In order to establish whether sovereign immunity applies to exempt income from income tax and withholding tax, the current practice of the ATO as set out in ATOID 2002/45 requires that the following three requirements be satisfied:
1. That the entity making the investment (and therefore deriving the income) is a foreign government or an agency of a foreign government;
2. That the moneys being invested are and will remain government moneys; and
3. That the income is being derived from a non-commercial activity.
These requirements are discussed below.
1. That the person making the investment (and therefore deriving the income) is a foreign government or an agency of a foreign government.

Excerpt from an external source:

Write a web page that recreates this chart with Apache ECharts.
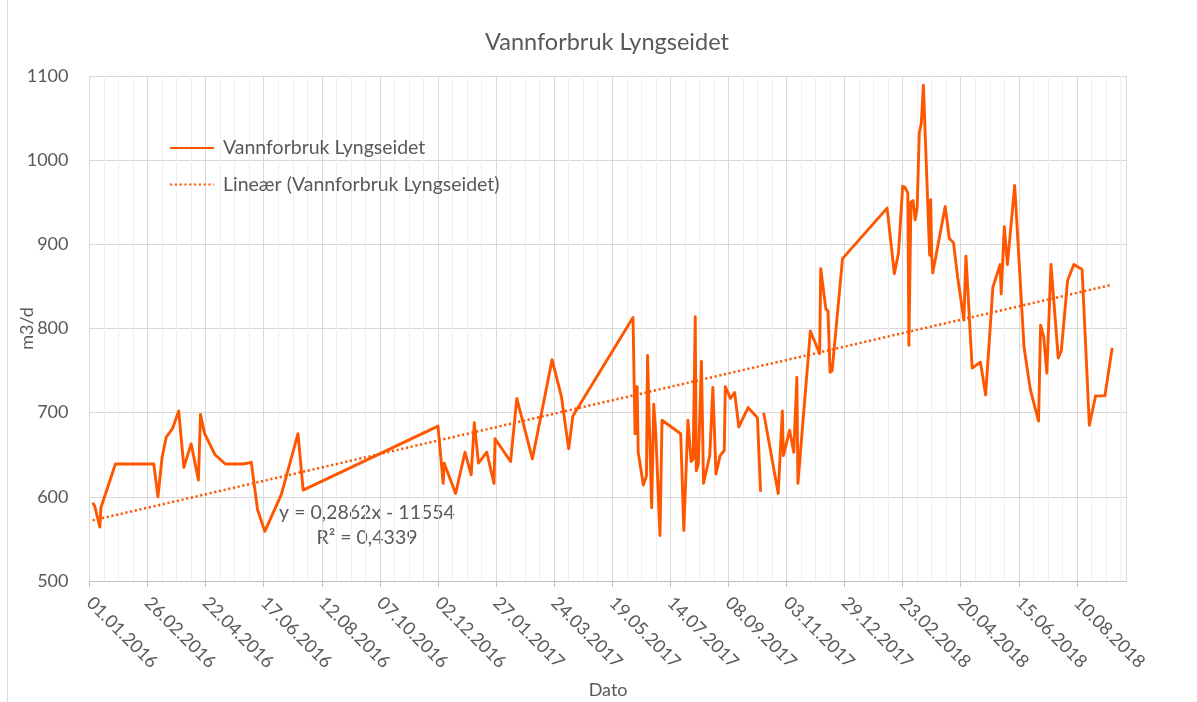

The first applicant has provided evidence that it was created under foreign law and that it is controlled by the foreign government. Accordingly, the first applicant is not a foreign government, as it is separate entity and distinct from the foreign government.
The first applicant was created and controlled by the foreign government. The first applicant has also provided evidence it is a public agency which is exempt from income tax in its home jurisdiction. As the first applicant is created and controlled by the foreign government and performs a function of government, it is accepted that the first applicant is an agency of a foreign government.
2. That the moneys being invested are and will remain government moneys.
The foreign government has provided most of the funds to finance the activities of the first applicant with the remainder of the funds sourced from mandatory contributions by other non-government entities.
The first applicant maintains separate accounts from the foreign government. The funds held by the first applicant do not form part of the foreign government funds for the foreign government's budget purposes. Each non-government entity that has remitted funds to the first applicant is entitled to receive payments from the first applicant under specified circumstances. The right of the non-government entities to receive money from the first applicant is a legislated personal right and inalienable.
Those moneys held by the first applicant are held for the purpose of funding payments to the other non-government entities. Thus the moneys, and fund earnings on the moneys, are held for the benefit of the other non-government entities, rather than for the benefit of the foreign government. The foreign government never becomes entitled to receive those moneys or fund earnings on those moneys from the first applicant and the foreign government never becomes beneficially entitled to receive the moneys held in accounts on behalf of the other non-government entities.
Accordingly, when the first applicant receives the funds from the foreign government and other non-government entities, it maintains the moneys on behalf of those non-government entities and such funds never become government moneys.
Therefore, not all the moneys being invested are and will remain government moneys. Accordingly, the first applicant is not exempt from income tax and withholding taxes in Australia under the international law doctrine of sovereign immunity.
3. That the income is being derived from a non-commercial activity.
In view of the conclusion on requirement 2, it is not necessary to consider requirement 3.
Question 2
As the first applicant is not entitled to exemption from Australian income tax and withholding taxes under the doctrine of sovereign immunity, an investment in an Australian entity (such as, Australian company or trust), including the proposed investment in the Australian unit trust, by the second applicant on behalf of the first applicant will not be exempt from income tax and withholding taxes in Australia.